A 2008 Report for the US Climate Change Science Program (CCSP) suggested that the IPCC report may have been 'overconfident' with its uncertainty estimate for the total aerosol forcing. This was based on an earlier 2006 paper that elicitated the judgment of twenty-four experts on aerosol forcing. The CCSP Report went on to say:

... expert judgment is not a substitute for definitive scientific research. Nor is it a substitute for careful deliberative expert reviews of the literature of the sort undertaken by the IPCC. However, its use within such review processes could enable a better expression of the diversity of expert judgment and allow more formal expression of expert judgments, which are not adequately reflected, in the existing literature. It can also provide insights for policy makers and research planners while research to produce more definitive results is ongoing. It is for these reasons that Moss and Schneider have argued that such elicitations should become a standard input to the IPCC assessment process

=== Recommended procedural change ===

In 2007, economist and former IPCC author Richard Tol wrote a paper on the IPCC Working Group III Report. Tol said that the quality of the Working Group III Report had declined. He made several criticisms of the Report's content, and suggested changes in procedure that could improve the quality of future IPCC assessments:

It would be much better to shift the IPCC from UNEP and the environment ministries to ICSU and the ministries of research and higher education. Academic quality should be guiding principle in selecting authors. As a check, the committees that nominate and select authors should publish their proceedings. The review editors should become more independent, and gain the right to reject chapters that are not properly revised. The alternative is a gradual erosion of the quality, prestige and, eventually, influence of the IPCC.In February 2010, in response to controversies regarding claims in the Fourth Assessment Report, five climate scientists – all contributing or lead IPCC report authors – wrote in the journal Nature calling for changes to the IPCC. They suggested a range of new organizational options, from tightening the selection of lead authors and contributors, to dumping it in favor of a small permanent body, or even turning the whole climate science assessment process into a moderated "living" Wikipedia-IPCC. Other recommendations included that the panel employ a full-time staff and remove government oversight from its processes to avoid political interference.

=== Grey literature ===
The report was also criticized by The Sunday Telegraph for using grey literature. Examples they gave included the use of non-peer reviewed sources from the International Union for Conservation of Nature and the World Wildlife Fund, and student dissertations. IPCC rules permit the use of non-peer-reviewed material, subject to critical assessment and review of the quality and validity of each source. Climate expert Martin Parry, who had been co-chair of the working group on impacts for IPCC AR4, said of "grey literature" such as reports from campaign groups and governments that "many such reports are intensively reviewed, both internally and externally. Even if not peer-reviewed, there are reports that contain valuable information."

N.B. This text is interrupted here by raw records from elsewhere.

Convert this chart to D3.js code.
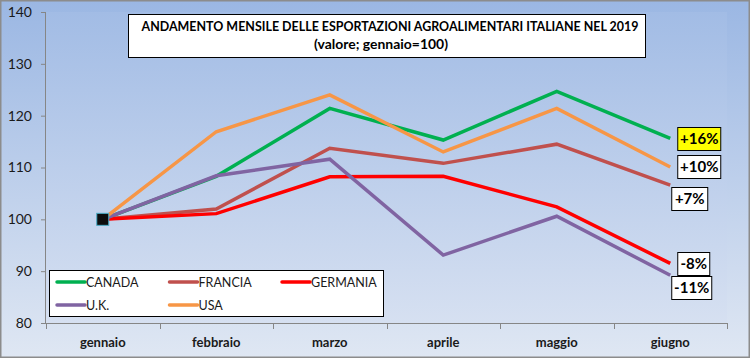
<!DOCTYPE html>
<html><head><meta charset="utf-8">
<script src="https://cdn.jsdelivr.net/npm/d3@7"></script>
<style>html,body{margin:0;padding:0;background:#fff}svg{display:block}</style>
</head><body><svg id="c" width="750" height="358"></svg>
<script>
const months = ["gennaio","febbraio","marzo","aprile","maggio","giugno"];
const yTicks = [80,90,100,110,120,130,140];
const seriesNames = ["CANADA","FRANCIA","GERMANIA","U.K.","USA"];
const seriesColors = ["#00b050","#c0504d","#ff0000","#8064a2","#f79646"];
const canada   = [100,108.3,121.4,115.3,124.7,115.6];
const francia  = [100,102.0,113.7,110.8,114.5,106.6];
const germania = [100,101.1,108.2,108.3,102.4,91.5];
const uk       = [100,108.4,111.6,93.1,100.6,89.2];
const usa      = [100,116.9,124.0,113.0,121.4,110.1];
const endLabels = ["+16%","+10%","+7%","-8%","-11%"];
const endLabelSeries = ["CANADA","USA","FRANCIA","GERMANIA","U.K."];
const title1 = "ANDAMENTO MENSILE DELLE ESPORTAZIONI AGROALIMENTARI ITALIANE NEL 2019";
const title2 = "(valore; gennaio=100)";

const allValues = [canada,francia,germania,uk,usa];
const series = seriesNames.map((n,i)=>({name:n,color:seriesColors[i],values:allValues[i]}));

const svg = d3.select("#c");
const font = "Lato, 'Open Sans', sans-serif";
const defs = svg.append("defs");
const g1 = defs.append("linearGradient").attr("id","bg").attr("x1",0).attr("y1",0).attr("x2",0).attr("y2",1);
g1.append("stop").attr("offset","0%").attr("stop-color","#9bb7e3");
g1.append("stop").attr("offset","100%").attr("stop-color","#dfe7f3");
const g2 = defs.append("linearGradient").attr("id","pbg").attr("x1",0).attr("y1",0).attr("x2",0).attr("y2",1);
g2.append("stop").attr("offset","0%").attr("stop-color","#a2bce5");
g2.append("stop").attr("offset","100%").attr("stop-color","#d6e0f1");

svg.append("rect").attr("x",0.75).attr("y",0.75).attr("width",748.5).attr("height",356.5)
  .attr("fill","url(#bg)").attr("stroke","#8c8c8c").attr("stroke-width",1.5);

const x = d3.scaleBand().domain(months).range([46,727]);
const y = d3.scaleLinear().domain([80,140]).range([323,12]);
const xc = m => x(m)+x.bandwidth()/2;

svg.append("rect").attr("x",46).attr("y",12).attr("width",681).attr("height",311).attr("fill","url(#pbg)");

// y axis
const ya = svg.append("g").attr("transform","translate(46,0)")
  .call(d3.axisLeft(y).tickValues(yTicks).tickSize(5).tickPadding(9).tickFormat(d3.format("d")));
ya.select(".domain").attr("stroke","#868686").attr("d","M-0.5,12.5V323.5");
ya.selectAll(".tick line").attr("stroke","#868686");
ya.selectAll("text").attr("font-family",font).attr("font-size",14).attr("fill","#1a1a1a");

// x axis
const xa = svg.append("g").attr("transform","translate(0,323.5)")
  .call(d3.axisBottom(x).tickSize(0).tickPadding(14));
xa.select(".domain").attr("stroke","#868686").attr("d","M46,0H727");
xa.selectAll("text").attr("font-family",font).attr("font-size",13).attr("font-weight","bold").attr("fill","#1a1a1a");
const bounds = months.map(m=>x(m)).concat([727]);
svg.append("g").selectAll("line").data(bounds).join("line")
  .attr("x1",d=>Math.round(d)+0.5).attr("x2",d=>Math.round(d)+0.5).attr("y1",323).attr("y2",329)
  .attr("stroke","#868686");

// lines
const line = d3.line().x((d,i)=>xc(months[i])).y(d=>y(d));
svg.append("g").selectAll("path").data(series).join("path")
  .attr("d",d=>line(d.values)).attr("fill","none").attr("stroke",d=>d.color)
  .attr("stroke-width",3.5).attr("stroke-linejoin","miter");

// gennaio marker
svg.append("rect").attr("x",xc(months[0])-6).attr("y",y(100)-6).attr("width",12).attr("height",12)
  .attr("fill","#0d0d0d").attr("stroke","#4bacc6").attr("stroke-width",1);

// end labels
const labelPos = {"CANADA":{dx:7,dy:0,w:43,fill:"#ffff00"},"USA":{dx:7,dy:0,w:43,fill:"#fff"},
  "FRANCIA":{dx:1,dy:13,w:36,fill:"#fff"},"GERMANIA":{dx:7,dy:0,w:32,fill:"#fff"},"U.K.":{dx:1,dy:12,w:40,fill:"#fff"}};
endLabels.forEach((t,i)=>{
  const s = series.find(d=>d.name===endLabelSeries[i]);
  const p = labelPos[s.name];
  const px = xc(months[5])+p.dx, py = y(s.values[5])+p.dy;
  svg.append("rect").attr("x",px+0.5).attr("y",Math.round(py-11.5)+0.5).attr("width",p.w).attr("height",23)
    .attr("fill",p.fill).attr("stroke","#000").attr("stroke-width",1);
  svg.append("text").attr("x",px+p.w/2+0.5).attr("y",py+5.5).attr("text-anchor","middle")
    .attr("font-family",font).attr("font-size",15).attr("font-weight","bold").attr("fill","#000").text(t);
});

// title
svg.append("rect").attr("x",128.5).attr("y",14.5).attr("width",517).attr("height",43)
  .attr("fill","#fff").attr("stroke","#000").attr("stroke-width",1);
svg.append("text").attr("x",390).attr("y",31).attr("text-anchor","middle").attr("font-family",font)
  .attr("font-size",13).attr("font-weight","bold").attr("fill","#000")
  .attr("textLength",497).attr("lengthAdjust","spacingAndGlyphs").text(title1);
svg.append("text").attr("x",381).attr("y",49).attr("text-anchor","middle").attr("font-family",font)
  .attr("font-size",13.5).attr("font-weight","bold").attr("fill","#000")
  .attr("textLength",134).attr("lengthAdjust","spacingAndGlyphs").text(title2);

// legend
svg.append("rect").attr("x",49.5).attr("y",270.5).attr("width",334).attr("height",46)
  .attr("fill","#fff").attr("stroke","#000").attr("stroke-width",1);
const lg = svg.append("g").selectAll("g").data(series).join("g")
  .attr("transform",(d,i)=>`translate(${57+(i%3)*112.5},${282+Math.floor(i/3)*23})`);
lg.append("line").attr("x1",0).attr("x2",28).attr("y1",0).attr("y2",0)
  .attr("stroke",d=>d.color).attr("stroke-width",3.5).attr("stroke-linecap","round");
lg.append("text").attr("x",29).attr("y",4.5).attr("font-family",font).attr("font-size",12.5)
  .attr("fill","#1a1a1a").text(d=>d.name);
</script></body></html>
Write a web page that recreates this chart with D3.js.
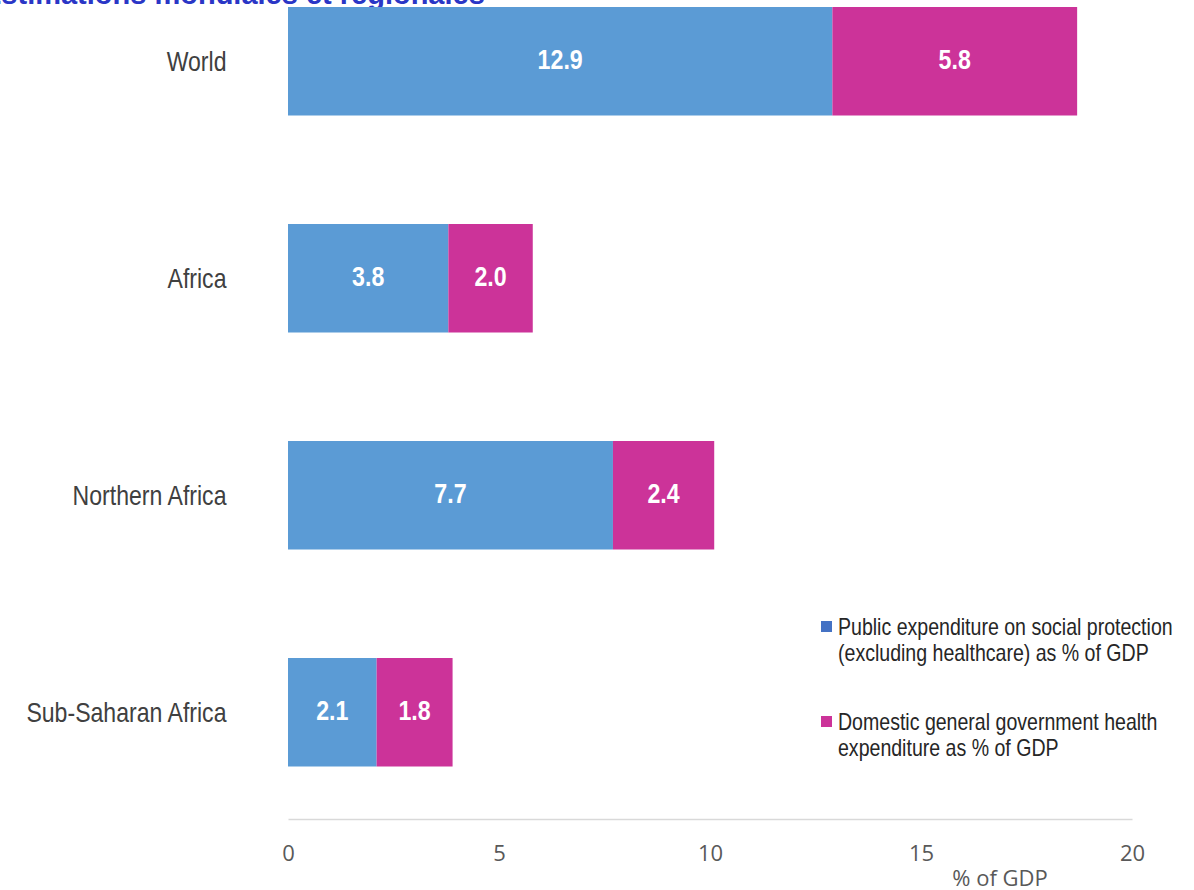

== Response to criticisms ==

The focus by the media on errors found in the Fourth Assessment Report resulted in a number of responses from the scientific community.

In February 2010 the International Council for Science (ICSU) released a statement indicating that "in proportion to the sheer volume of the research reviewed and analyzed, these lapses of accuracy are minor and they in no way undermine the main conclusions" and "That these errors have resulted in attempts to discredit the main conclusions of the report, accusations of scientific conspiracies, and personal attacks on scientists is unacceptable".

On March 12, 2010, an open letter was released signed by Gary Yohe, Stephen Schneider and Cynthia E. Rosenzweig along with 249 other scientists, the vast majority of whom were climate change scientists working at leading U.S. universities, including both IPCC and non-IPCC authors. The opening of the letter stated:

Many in the popular press and other media, as well as some in the halls of Congress, are seizing on a few errors that have been found in the Fourth Assessment Report (AR4) of the Intergovernmental Panel on Climate Change (IPCC) in an attempt to discredit the entire report. None of the handful of mis-statements (out of hundreds and hundreds of unchallenged statements) remotely undermines the conclusion that "warming of the climate system is unequivocal" and that most of the observed increase in global average temperatures since the mid-twentieth century is very likely due to observed increase in anthropogenic greenhouse gas concentrations.

Two months later on May 6, 2010, another open letter from 255 members of the U. S. National Academy of Sciences including 11 Nobel laureates stated that they were "deeply disturbed by the recent escalation of political assaults on scientists in general and on climate scientists in particular". They outlined scientific methodology and the conclusions of climate science, in contrast to "recent assaults on climate science and, more disturbingly, on climate scientists by climate change deniers." Regarding the mistakes found in the report, the letter expressed:

The Intergovernmental Panel on Climate Change (IPCC) and other scientific assessments of climate change, which involve thousands of scientists producing massive and comprehensive reports, have, quite expectedly and normally, made some mistakes. When errors are pointed out, they are corrected.

But there is nothing remotely identified in the recent events that changes the fundamental conclusions about climate change.

In July 2010, the Netherlands Environmental Assessment Agency put forward a publication stating that it had "found no errors that would undermine the main conclusions in the 2007 report of the Intergovernmental Panel on Climate Change (IPCC) on possible future regional impacts of climate change". Among the key findings the publication mentions:

Overall the summary conclusions are considered well founded, none have been found to contain any significant errors. The Working Group II contribution to the Fourth Assessment Report shows ample observational evidence of regional climate change impacts, which have been projected to pose substantial risks to most parts of the world, under increasing temperatures.